A sistematização do e-learning e b-learning está no horizonte na gestão, como forma de rentabilizar o investimento feito em equipamentos multimédia e de fazer chegar o seu ensino a ilhas onde a Lusófona não tem presença física.
“Queremos fazer chegar as ofertas formativas ao Sal, Fogo, Santo Antão, onde há grandes reivindicações. Todo o equipamento adquirido este ano será posto a experimentação e, portanto, vamos começar a fazer uma aposta. Se nos resumirmos a tudo que seja contacto físico directo, não conseguiremos ganhar velocidade de cruzeiro”, antecipa Filomena Martins.

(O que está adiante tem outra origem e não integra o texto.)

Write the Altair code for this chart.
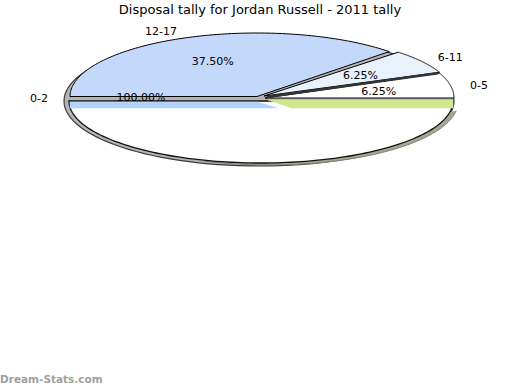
import altair as alt
import pandas as pd

# ---- data ----
categories = ["12-17", "6-11", "0-5", "0-2"]
percent = [37.50, 6.25, 6.25, 100.00]
pct_labels = ["37.50%", "6.25%", "6.25%", "100.00%"]
title_text = "Disposal tally for Jordan Russell - 2011 tally"
watermark = "Dream-Stats.com"

# ---- slice angles derived from the values (clockwise from 9 o'clock) ----
spans = [p * 3.6 for p in percent[:3]]
spans.append(360 - sum(spans))
starts, ends = [], []
a = 180.0
for s in spans:
    starts.append(a)
    ends.append(a - s)
    a -= s

# ---- geometry / style (not data) ----
geom = {
    "12-17": dict(cx=257, cy=96.5, rx=187, ry=63.5, fill="#c4d8fc"),
    "6-11": dict(cx=264, cy=96, rx=190, ry=62, fill="#e9f1fd"),
    "0-5": dict(cx=265, cy=98, rx=189, ry=65, fill="#ffffff"),
    "0-2": dict(cx=261, cy=101, rx=192, ry=62, fill="#ffffff"),
}
label_angle_override = {"0-2": 180.0}
label_center_from = {"0-2": "12-17"}
N = 120

rows = []


def add_arc_poly(shape, cx, cy, rx, ry, a0, a1, center=True):
    o = 0
    if center:
        rows.append(dict(shape=shape, o=o, a0=a0, a1=a1, t=0, k=0, cx=cx, cy=cy, rx=rx, ry=ry, ox=0, oy=0))
        o += 1
    for i in range(N + 1):
        rows.append(dict(shape=shape, o=o, a0=a0, a1=a1, t=i / N, k=1, cx=cx, cy=cy, rx=rx, ry=ry, ox=0, oy=0))
        o += 1
    if center:
        rows.append(dict(shape=shape, o=o, a0=a0, a1=a1, t=0, k=0, cx=cx, cy=cy, rx=rx, ry=ry, ox=0, oy=0))


def add_offset_poly(shape, cx, cy, offsets):
    for o, (ox, oy) in enumerate(offsets + [offsets[0]]):
        rows.append(dict(shape=shape, o=o, a0=0, a1=0, t=0, k=0, cx=cx, cy=cy, rx=0, ry=0, ox=ox, oy=oy))


# shadows
add_arc_poly("shadow_a", 259, 101, 195, 65, 0, 360, center=False)
add_arc_poly("shadow_b", 269, 102, 189, 63, -8, -110, center=False)
# slices
for c, s, e in zip(categories, starts, ends):
    g = geom[c]
    add_arc_poly(c, g["cx"], g["cy"], g["rx"], g["ry"], s, e)
# side walls
g02, g1217, g05 = geom["0-2"], geom["12-17"], geom["0-5"]
add_offset_poly("wall_02", g02["cx"], g02["cy"],
                [(-g02["rx"] + 1, 1), (-3, 1), (16, 7), (-g02["rx"] + 1, 7)])
add_offset_poly("wall_05", g05["cx"], g05["cy"],
                [(3, 2), (g05["rx"] - 1, 2), (g05["rx"] - 1, 10), (27, 10)])
# dark edge under 6-11
g611 = geom["6-11"]
rows.append(dict(shape="edge", o=0, a0=ends[1], a1=ends[1], t=0, k=0, cx=g611["cx"] + 3, cy=g611["cy"] + 1,
                 rx=g611["rx"], ry=g611["ry"], ox=0, oy=0))
rows.append(dict(shape="edge", o=1, a0=ends[1], a1=ends[1], t=0, k=1, cx=g611["cx"] + 1, cy=g611["cy"] + 1,
                 rx=g611["rx"] - 3, ry=g611["ry"], ox=0, oy=0))

shapes = pd.DataFrame(rows)

labels = []
for c, p, s, e in zip(categories, pct_labels, starts, ends):
    g = geom[label_center_from.get(c, c)]
    mid = label_angle_override.get(c, (s + e) / 2)
    labels.append(dict(cat=c, pct=p, mid=mid, cx=g["cx"], cy=g["cy"]))
labels = pd.DataFrame(labels)

xs = alt.Scale(domain=[0, 520], range=[0, 520], nice=False, zero=False)
ys = alt.Scale(domain=[0, 390], range=[0, 390], nice=False, zero=False)


def poly(name, fill, stroke, sw=1.0):
    return (
        alt.Chart(shapes)
        .transform_filter(alt.datum.shape == name)
        .transform_calculate(ang="(datum.a0 + (datum.a1 - datum.a0) * datum.t) * PI / 180")
        .transform_calculate(
            px="datum.cx + datum.k * datum.rx * cos(datum.ang) + datum.ox",
            py="datum.cy - datum.k * datum.ry * sin(datum.ang) + datum.oy",
        )
        .mark_line(fill=fill, stroke=stroke, strokeWidth=sw, interpolate="linear", strokeJoin="miter")
        .encode(
            x=alt.X("px:Q", scale=xs, axis=None),
            y=alt.Y("py:Q", scale=ys, axis=None),
            order=alt.Order("o:Q"),
        )
    )


layers = [
    poly("shadow_a", "#b4b4b4", "#3c3c3c", 1.2),
    poly("shadow_b", "#a3a793", "#7d8172", 1.0),
    poly("0-2", "#ffffff", "#111111", 1.3),
    poly("wall_02", "#b3d3fa", "#b3d3fa", 0.5),
    poly("wall_05", "#cde88f", "#cde88f", 0.5),
    poly("0-5", "#ffffff", "#000000", 1.0),
    poly("6-11", geom["6-11"]["fill"], "#000000", 1.0),
    poly("edge", "transparent", "#333333", 2.5),
    poly("12-17", geom["12-17"]["fill"], "#000000", 1.0),
]

font = "DejaVu Sans"


def outer(side, align):
    return (
        alt.Chart(labels)
        .transform_calculate(
            lx="datum.cx + 209 * cos(datum.mid * PI / 180)",
            ly="datum.cy - 72 * sin(datum.mid * PI / 180) + 2",
            side="cos(datum.mid * PI / 180) >= 0 ? 'R' : 'L'",
        )
        .transform_filter(alt.datum.side == side)
        .mark_text(font=font, fontSize=11, color="#000000", baseline="middle", align=align)
        .encode(x=alt.X("lx:Q", scale=xs, axis=None), y=alt.Y("ly:Q", scale=ys, axis=None), text="cat:N")
    )


inner = (
    alt.Chart(labels)
    .transform_calculate(
        lx="datum.cx + 116 * cos(datum.mid * PI / 180)",
        ly="datum.cy - 38 * sin(datum.mid * PI / 180) + 1",
    )
    .mark_text(font=font, fontSize=11, color="#000000", align="center", baseline="middle")
    .encode(x=alt.X("lx:Q", scale=xs, axis=None), y=alt.Y("ly:Q", scale=ys, axis=None), text="pct:N")
)
title = (
    alt.Chart(pd.DataFrame({"t": [title_text]}))
    .mark_text(font=font, fontSize=13, color="#000000", align="center", baseline="middle")
    .encode(x=alt.value(260), y=alt.value(10), text="t:N")
)
wm = (
    alt.Chart(pd.DataFrame({"t": [watermark]}))
    .mark_text(font=font, fontSize=10.5, fontWeight="bold", color="#a0a0a0", align="left", baseline="middle")
    .encode(x=alt.value(0), y=alt.value(380), text="t:N")
)

chart = (
    alt.layer(*layers, outer("R", "left"), outer("L", "right"), inner, title, wm)
    .properties(width=520, height=390, autosize=alt.AutoSizeParams(type="none"), padding=0,
                background="#ffffff")
    .configure_view(stroke=None)
)

chart.save("out.html", embed_options={"renderer": "svg", "actions": False})
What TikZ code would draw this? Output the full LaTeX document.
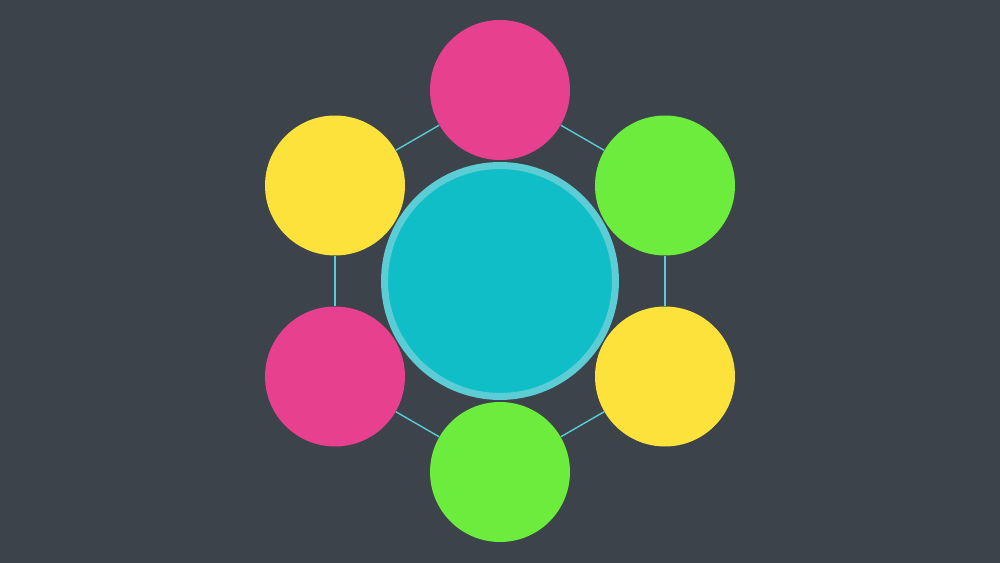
\documentclass[tikz,border=0pt]{standalone}
\usepackage{xcolor}
\usepackage{tikz}
\definecolor{bgdark}{HTML}{3D434B}
\definecolor{hubfill}{HTML}{10BEC8}
\definecolor{hubrim}{HTML}{5CCCD5}
\definecolor{linkcol}{HTML}{5ACBD6}
\definecolor{pinkc}{HTML}{E6408F}
\definecolor{yellowc}{HTML}{FDE23B}
\definecolor{greenc}{HTML}{6CEC3C}

\begin{document}
\begin{tikzpicture}[x=0.02cm,y=-0.02cm,bubble/.style={circle,inner sep=0pt,minimum size=2.8cm},hub/.style={circle,inner sep=0pt,minimum size=4.62cm,fill=hubfill,draw=hubrim,line width=0.14cm},link/.style={draw=linkcol,line width=0.8pt}]
    \fill[bgdark] (0,0) rectangle (1000,563);
    \useasboundingbox (0,0) rectangle (1000,563);
    \node[bubble,fill=pinkc](top) at (500,90){};
    \node[bubble,fill=greenc](upright) at (665,185.5){};
    \node[bubble,fill=yellowc](lowright) at (665,376.5){};
    \node[bubble,fill=greenc](bottom) at (500,472){};
    \node[bubble,fill=pinkc](lowleft) at (335,376.5){};
    \node[bubble,fill=yellowc](upleft) at (335,185.5){};
    \node[hub](hub) at (500,281){};
    % ring links between neighbours
    \draw[link] (top) -- (upright);
    \draw[link] (upright) -- (lowright);
    \draw[link] (lowright) -- (bottom);
    \draw[link] (bottom) -- (lowleft);
    \draw[link] (lowleft) -- (upleft);
    \draw[link] (upleft) -- (top);
  \end{tikzpicture}
\end{document}
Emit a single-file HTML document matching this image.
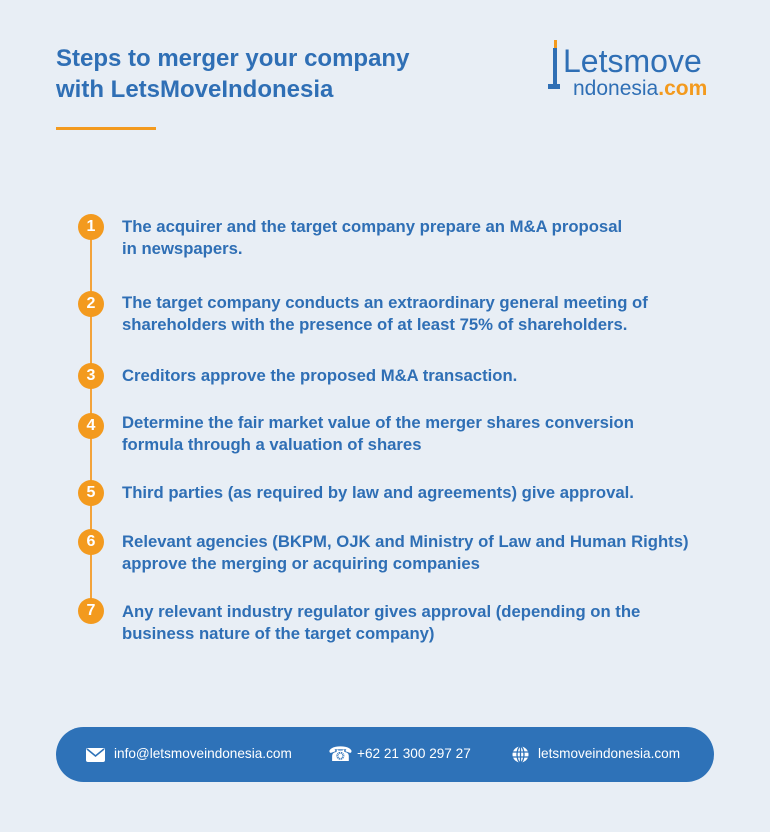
<!DOCTYPE html>
<html><head><style>
body{margin:0;width:770px;height:832px;background:#e8eef5;font-family:"Liberation Sans",sans-serif;position:relative;overflow:hidden}
.t{position:absolute;left:56px;top:43px;font-size:24px;font-weight:bold;color:#2f6fb5;line-height:31px}
.bar{position:absolute;left:56px;top:127px;width:100px;height:3px;background:#f39a1e}
.line{position:absolute;left:90px;top:227px;width:2px;height:385px;background:#f3a33a}
.c{position:absolute;left:78px;width:26px;height:26px;border-radius:50%;background:#f39a1e;color:#fff;font-weight:bold;font-size:16px;text-align:center;line-height:26px}
.s{position:absolute;left:122px;font-size:16.7px;font-weight:bold;color:#2f6fb5;line-height:22px}
.foot{position:absolute;left:56px;top:727px;width:658px;height:55px;border-radius:28px;background:#2e72b8;color:#fff;font-size:13.6px}
.foot span{position:absolute;top:19px}
</style></head><body>
<div class="t">Steps to merger your company<br>with LetsMoveIndonesia</div>
<div class="bar"></div>
<div style="position:absolute;left:548px;top:40px;width:12px;height:50px">
<div style="position:absolute;left:6px;top:0;width:3px;height:8px;background:#f39a1e"></div>
<div style="position:absolute;left:5px;top:8px;width:4px;height:38px;background:#2f6fb5"></div>
<div style="position:absolute;left:0;top:44px;width:12px;height:5px;background:#2f6fb5"></div></div>
<div style="position:absolute;left:563px;top:44px;font-size:32px;color:#2f6fb5;line-height:34px">Letsmove</div>
<div style="position:absolute;left:573px;top:77px;font-size:21px;color:#2f6fb5;line-height:24px">ndonesia<b style="color:#f39a1e">.com</b></div>
<div class="line"></div>
<div class="c" style="top:214px">1</div>
<div class="c" style="top:291px">2</div>
<div class="c" style="top:363px">3</div>
<div class="c" style="top:413px">4</div>
<div class="c" style="top:480px">5</div>
<div class="c" style="top:529px">6</div>
<div class="c" style="top:598px">7</div>
<div class="s" style="top:216px">The acquirer and the target company prepare an M&amp;A proposal<br>in newspapers.</div>
<div class="s" style="top:292px">The target company conducts an extraordinary general meeting of<br>shareholders with the presence of at least 75% of shareholders.</div>
<div class="s" style="top:365px">Creditors approve the proposed M&amp;A transaction.</div>
<div class="s" style="top:412px">Determine the fair market value of the merger shares conversion<br>formula through a valuation of shares</div>
<div class="s" style="top:482px">Third parties (as required by law and agreements) give approval.</div>
<div class="s" style="top:531px">Relevant agencies (BKPM, OJK and Ministry of Law and Human Rights)<br>approve the merging or acquiring companies</div>
<div class="s" style="top:601px">Any relevant industry regulator gives approval (depending on the<br>business nature of the target company)</div>
<div class="foot">
<svg style="position:absolute;left:30px;top:21px" width="19" height="14"><rect width="19" height="14" rx="2" fill="#fff"/><path d="M1 1 L9.5 8 L18 1" stroke="#2e72b8" stroke-width="1.6" fill="none"/></svg>
<span style="left:58px">info@letsmoveindonesia.com</span>
<span style="left:272px;top:15px;font-size:20px">☎</span>
<span style="left:301px">+62 21 300 297 27</span>
<svg style="position:absolute;left:456px;top:19px" width="17" height="17"><circle cx="8.5" cy="8.5" r="8" fill="#fff"/><g stroke="#2e72b8" stroke-width="1.3" fill="none"><ellipse cx="8.5" cy="8.5" rx="3.5" ry="8"/><line x1="8.5" y1="0" x2="8.5" y2="17"/><line x1="0" y1="6" x2="17" y2="6"/><line x1="0" y1="11" x2="17" y2="11"/></g></svg>
<span style="left:482px">letsmoveindonesia.com</span>
</div>
</body></html>
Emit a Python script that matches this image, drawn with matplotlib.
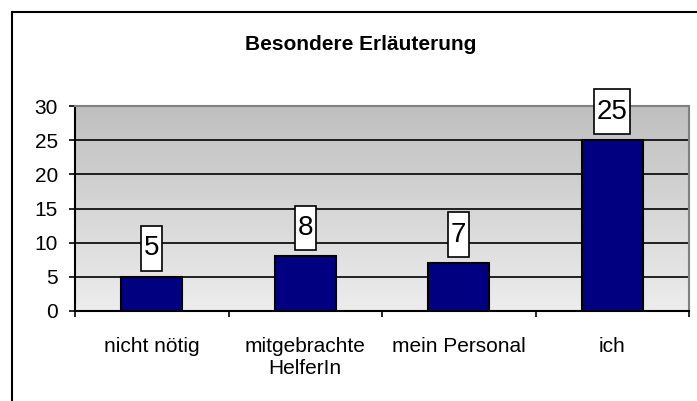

Ao mesmo tempo que chama estudantes com propinas em atraso, para o desenho de planos de pagamento personalizados, a universidade tenta uma nova abordagem à acção social, com oferta de bolsas de estudo próprias, em quatro categorias distintas. Bolsas de Mérito, para alunos do primeiro ano com média de ingresso igual ou superior a 16; Bolsas Finalista, para prosseguimento de estudos; Bolsas Nutrição, para estudantes com baixo rendimento per capita, que permitirão fazer refeições na cantina do estabelecimento de ensino; Bolsas de Colaboração, para estudantes que colaborem em projectos e acções da ULCV, com redução do valor da propina.
Com um projecto a cinco anos, a gestão da Lusófona espera alcançar a médio prazo “uma universidade de alta performance, com um corpo docente reconhecido e alunos que marquem a diferença”.
Texto originalmente publicado na edição impressa do Expresso das Ilhas nº 1084 de 7 de Setembro de 2022.